Pensamientos así debieron de ocurrir durante la revolución mexicana, al forjarse a fuego lento por estas calles que piso ahora, y aún hoy vuelven de forma insistente y feroz cuando los acontecimientos de la actualidad son tan cruciales que es totalmente imposible no mirarlos, y uno sólo puede quedarse quieto, mirando embelesado, como estatua de sal o de barro mal cocido, ya sea por efecto de la fascinación, o por un dolor intenso producido, o por un fragmento de esperanza amarga.
Sé que, sin quererlo, soy un testigo torpe de otras voces, de aquellos otros sonidos que habitan estas piedras sobre las que se desarrollan tantas y tantas vidas e historias inesperadas.
Pobre de mí si pretendo abarcar todo, y pobre si intento comprenderlo siquiera..
Sólo puedo registrar impresiones, algo que a veces me resulta frustrante, pues no son para nada objetivas. Lo mejor que se puede decir de ellas es que son propias y sinceras. He hecho un trazado ligero, como una pluma, de mi viaje hasta Cuba, y se me descubren muchas posibilidades. Desde dar vueltas para despistar al caballero que se ha tomado la sana molestia de perseguirme (y de paso despistar de mi mente la idea de que mi senda está escrita de antemano)… hasta ponerme a soñar y buscar una bonita localización, y señalarla con el nombre de Macondo (ya volveré a esto más adelante).
Pero cuando sueño, suelo encontrarme con dificultades que parecen haber salido del sueño de otro.
Para aplacar un poco más los ánimos y despejarme, decido salir a dar una vuelta por el mercado, y nada mejor para empezar mi paseo que tomarme el caramelo que me he encontrado en la habitación del hotel, dispuesto de modo estratégico en la mesita de noche con el fin de despertar mi gratitud.
Camino entre los artesanos apoyados sobre pilas de alfombras y rodeados de colores vivaces, y puestos con frutas troceadas y dispuestas en vasos de plástico: piñas, pomelos, melocotones… paso junto a puestos de aguacates y cocos que se broncean con tubos fluorescentes, junto a una balanza manejada con gran maestría por un lugareño con una gorra que lleva el logotipo de una marca de refresco que hace años que no veo.
Un objeto en la entrada de una casona, cerca de la plaza de Armas de la ciudad, me llama poderosamente la atención, y a la vez me causa cierta inquietud, cierto desasosiego. Se trata de la representación de un esqueleto sonriente y vestido con un traje rosa en el que reposa un crucifijo, algunas mariposas, flores, y cuentas. En una mano lleva un bolso colgando, y desgrana con parsimonia un rosario, con el mismo gesto en las manos que he visto en algunas viudas en los entierros católicos. Me quedo congelado. De fondo, un mariachi toca en la plaza una tonada que parece haber salido de la canción de Johnny Cash
Ring of Fire. Una pareja de turistas habla detrás de mí, y ella dice: “Antes no eras así”.
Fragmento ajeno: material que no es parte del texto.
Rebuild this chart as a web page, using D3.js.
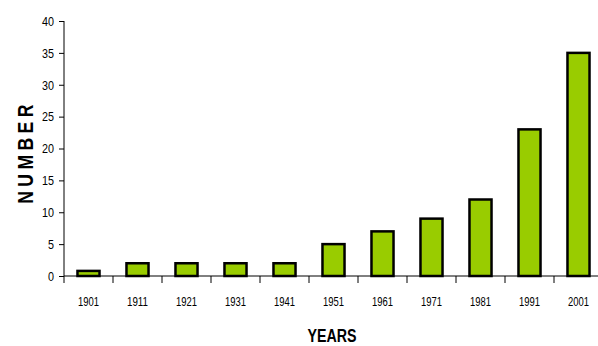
<!DOCTYPE html>
<html><head><meta charset="utf-8">
<script src="https://cdn.jsdelivr.net/npm/d3@7"></script>
<style>body{margin:0;background:#fff}svg{display:block}</style>
</head><body>
<script>
const years = ["1901","1911","1921","1931","1941","1951","1961","1971","1981","1991","2001"];
const counts = [0.8, 2, 2, 2, 2, 5, 7, 9, 12, 23, 35];
const yTicks = [0,5,10,15,20,25,30,35,40];
const xTitle = "YEARS";
const yTitle = "NUMBER";

const W = 598, H = 346;
const svg = d3.select("body").append("svg").attr("width", W).attr("height", H);
const x = d3.scaleBand().domain(years).range([64, 603]).paddingInner(0.55).paddingOuter(0.275);
const y = d3.scaleLinear().domain([0, 40]).range([276, 21]);

// bars
svg.selectAll("rect.bar").data(years).join("rect")
  .attr("class","bar")
  .attr("x", d => x(d))
  .attr("y", (d,i) => y(counts[i]))
  .attr("width", x.bandwidth())
  .attr("height", (d,i) => y(0) - y(counts[i]))
  .attr("fill", "#99cc00")
  .attr("stroke", "#000")
  .attr("stroke-width", 2.5);

// y axis
const yAxis = svg.append("g").attr("transform","translate(64,0)")
  .call(d3.axisLeft(y).tickValues(yTicks).tickSize(5).tickPadding(5));
yAxis.select(".domain").attr("d", "M0,21V283").attr("stroke","#000");
yAxis.selectAll(".tick line").attr("stroke","#000");
yAxis.selectAll(".tick text").attr("font-family","Liberation Sans, Arial, sans-serif")
  .attr("font-size", 13.5).attr("fill","#000")
  .attr("textLength", d => String(d).length * 6).attr("lengthAdjust","spacingAndGlyphs");

// x axis
const xAxis = svg.append("g").attr("transform","translate(0,276)")
  .call(d3.axisBottom(x).tickSize(0).tickPadding(20));
xAxis.select(".domain").attr("d","M64,0H603").attr("stroke","#000");
xAxis.selectAll(".tick text").attr("font-family","Liberation Sans, Arial, sans-serif")
  .attr("font-size", 13.5).attr("fill","#000")
  .attr("textLength", 21).attr("lengthAdjust","spacingAndGlyphs");
// separators between categories
const seps = years.slice(1).map(d => x(d) - x.step()*x.paddingInner()/2);
xAxis.selectAll("line.sep").data(seps).join("line").attr("class","sep")
  .attr("x1", d => d).attr("x2", d => d).attr("y1", 0).attr("y2", 7)
  .attr("stroke","#000");

// titles
svg.append("text").attr("x", 332).attr("y", 342).attr("text-anchor","middle")
  .attr("font-family","Liberation Sans, Arial, sans-serif").attr("font-weight","bold")
  .attr("font-size", 18).attr("textLength", 49).attr("lengthAdjust","spacingAndGlyphs")
  .text(xTitle);
svg.append("text").attr("transform","translate(33,152) rotate(-90) scale(0.8,1)").attr("text-anchor","middle")
  .attr("font-family","Liberation Sans, Arial, sans-serif").attr("font-weight","bold")
  .attr("font-size", 22).attr("letter-spacing", 5.5)
  .text(yTitle);
</script>
</body></html>
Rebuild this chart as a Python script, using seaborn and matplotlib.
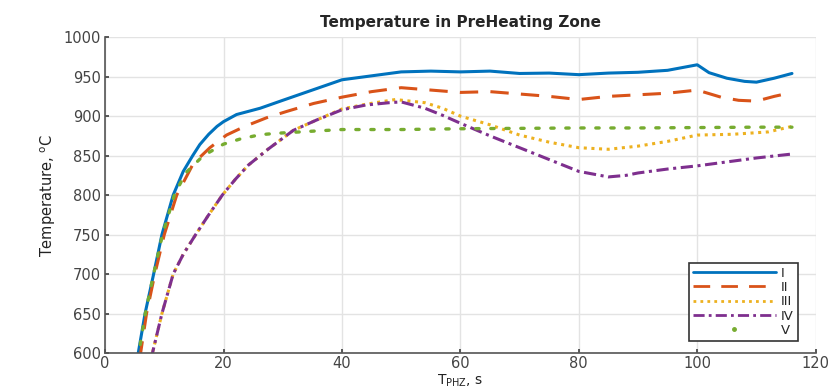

Alguien me había advertido de que en México el culto a los difuntos está siempre muy presente, lo que no evita que me quede mudo mirando la pequeña estatua, que a su vez me contempla a mí con sus ojos vacíos, con su oscuridad limitada y concentrada… con agujeros como estrellas muertas que van absorbiendo el aire, los pensamientos, y hasta el palmeo de las palomas que van llenando la plaza erosionada por el trote de niños y de bicicletas. Me siento frío, solo de verdad por primera vez.
Pero
sé que la muerte es débil, como la telaraña que la simboliza. Sé que se puede pasar por encima de ella… y sin embargo sigue extendiéndose su palidez, mientras siga ocupando un lugar prioritario, por encima de lo que hay antes y después de ella.
La muerte sonríe, desafiándome a entrar en la casona. Esta casona conserva casi intactos el mobiliario y decoración de la época colonial. Está llena de vestigios del pasado, de restos que antes tuvieron un sentido que dejó de existir cuando se apagaron las vidas de sus habitantes. Al entrar, da la sensación de que en ese espacio barroco, algo presente en otro tiempo se ha esfumado y ha dejado huérfanos a una serie de objetos. Donde los difuntos no pueden defenderse por sí mismos, pues se encuentran ante otro juicio, los que quedamos aquí nada podemos hacer.
Salgo a la calle con una reflexión bastante meditada: no tengo miedo a la muerte en sí, sino a no dejar nada relevante en esta tierra antes de que ésta llegue.